Tuesday, January 31, 2012

Snowdrops by Andrew Miller


Leggy amoral women with high cheekbones, short-sighted lawyers, greedy banks, old world communists, babushkas out of touch with emerging Russia, corrupt policemen, mafia dons, thugs and tricksters, hard-bitten journalists in an alien, vicious, cold, cold landscape. At the centre, a seemingly thoughtful first person narrator, an expatriate who has come to Moscow in the wake of a mid-life crisis that is more generational than individual. A crime story. A Booker nomination. A slim book. You would think paisa vasool, BFB, VFM, right?

Wrong. Consider this:

• A purported thriller that plods inexorably to a predictable and miserable end.

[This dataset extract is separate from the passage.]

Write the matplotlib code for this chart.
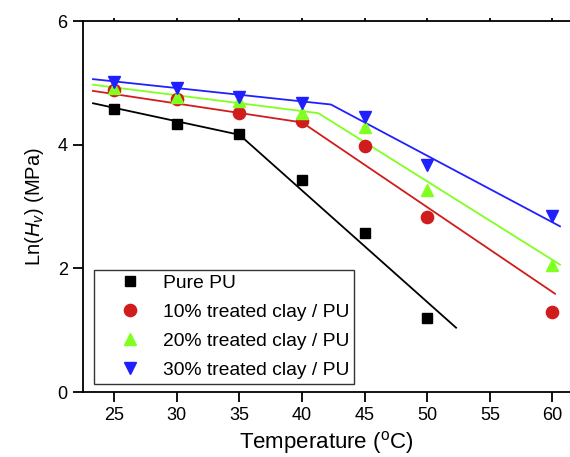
#!/usr/bin/env python3

import matplotlib
matplotlib.use("Agg")
import matplotlib.pyplot as plt

plt.rcParams['font.family'] = ['Liberation Sans', 'DejaVu Sans']
plt.rcParams['mathtext.fontset'] = 'custom'
plt.rcParams['mathtext.rm'] = 'Liberation Sans'
plt.rcParams['mathtext.it'] = 'Liberation Sans:italic'

# ---- measured data ----
temp = [25, 30, 35, 40, 45, 50, 60]
pure_t = [25, 30, 35, 40, 45, 50]
pure_pu = [4.58, 4.34, 4.17, 3.43, 2.57, 1.20]
clay10 = [4.88, 4.74, 4.52, 4.38, 3.98, 2.83, 1.29]
clay20 = [4.92, 4.77, 4.71, 4.51, 4.28, 3.26, 2.06]
clay30 = [5.02, 4.92, 4.77, 4.68, 4.45, 3.67, 2.84]

# ---- piecewise linear fits (break points) ----
fit_pure_x = [23.3, 35.0, 52.3]
fit_pure_y = [4.67, 4.16, 1.04]
fit10_x = [23.3, 40.0, 60.2]
fit10_y = [4.87, 4.36, 1.59]
fit20_x = [23.3, 41.3, 60.6]
fit20_y = [4.97, 4.51, 2.06]
fit30_x = [23.3, 42.3, 60.6]
fit30_y = [5.06, 4.65, 2.68]

labels = ["Pure PU", "10% treated clay / PU",
          "20% treated clay / PU", "30% treated clay / PU"]
colors = ["#000000", "#d01c1c", "#80ff20", "#2020ff"]

fig = plt.figure(figsize=(5.70, 4.57), dpi=100)
ax = fig.add_axes([0.1456, 0.1422, 0.8544, 0.8118])

ax.plot(fit_pure_x, fit_pure_y, color=colors[0], lw=1.3)
ax.plot(fit10_x, fit10_y, color=colors[1], lw=1.3)
ax.plot(fit20_x, fit20_y, color=colors[2], lw=1.3)
ax.plot(fit30_x, fit30_y, color=colors[3], lw=1.3)

ax.plot(pure_t, pure_pu, 's', color=colors[0], ms=7.2, label=labels[0])
ax.plot(temp, clay10, 'o', color=colors[1], ms=8.8, label=labels[1])
ax.plot(temp, clay20, '^', color=colors[2], ms=9, label=labels[2])
ax.plot(temp, clay30, 'v', color=colors[3], ms=9, label=labels[3])

ax.set_xlim(22.5, 61.4)
ax.set_ylim(0, 6)
ax.set_xticks([25, 30, 35, 40, 45, 50, 55, 60])
ax.set_yticks([0, 2, 4, 6])

ax.spines['right'].set_visible(False)
for s in ['left', 'bottom', 'top']:
    ax.spines[s].set_linewidth(1.3)

ax.tick_params(axis='both', direction='out', length=7, width=1.3,
               labelsize=13, pad=4)
ax.tick_params(axis='x', top=True)
for t in ax.xaxis.get_major_ticks():
    t.tick2line.set_markersize(2)

ax.set_xlabel(r"Temperature ($^{\rm o}$C)", fontsize=16, labelpad=3.5)
ax.set_ylabel(r"Ln($H_v$) (MPa)", fontsize=14.5, labelpad=8)

leg = ax.legend(loc='lower left', bbox_to_anchor=(0.0226, 0.0216),
                borderaxespad=0, fontsize=13.9, frameon=True, fancybox=False,
                edgecolor='black', borderpad=0.25, handlelength=3.2,
                handletextpad=0.1, labelspacing=0.6, numpoints=1)
leg.get_frame().set_linewidth(1.0)

fig.savefig("out.png", dpi=100)
plt.close()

• A protagonist who is lacklustre, morally weak and more importantly unlikeable. You really don’t care what he thinks, and leaving aside the dreary story of fraud, dear reader, this is what the book is about.

• The story is told in the form of a letter by the protagonist to his fiancée –showing him up as even more cold-hearted and apathetic, adding to the readers’ disconnect.

• A story set in modern day Russia that covers and describes every stereotype of modern day Russia. It almost seems like a drunken anecdote stretched out into a book.

What I liked about the book:

• It is well-written. In particular the description of the Russian winter is masterly (Miller starts in mid-September which is the last warm before the cold and goes on up to the last snowy week of May. Which apparently covers the Russian winter!)

• It was one of the few books that I could pick up and put down at will. This was convenient. It is an easy and engaging read without being gripping or draining.

The discussion started with Anu’s apology for having suggested the book. Varun and Pulak pointed out that the descriptions of lawyers and bankers was very much an outsider’s perspective and rather naïve. We inferred that the insight into a Russian mafia or a fraud ring is also false and hazarded guesses on how the book came about.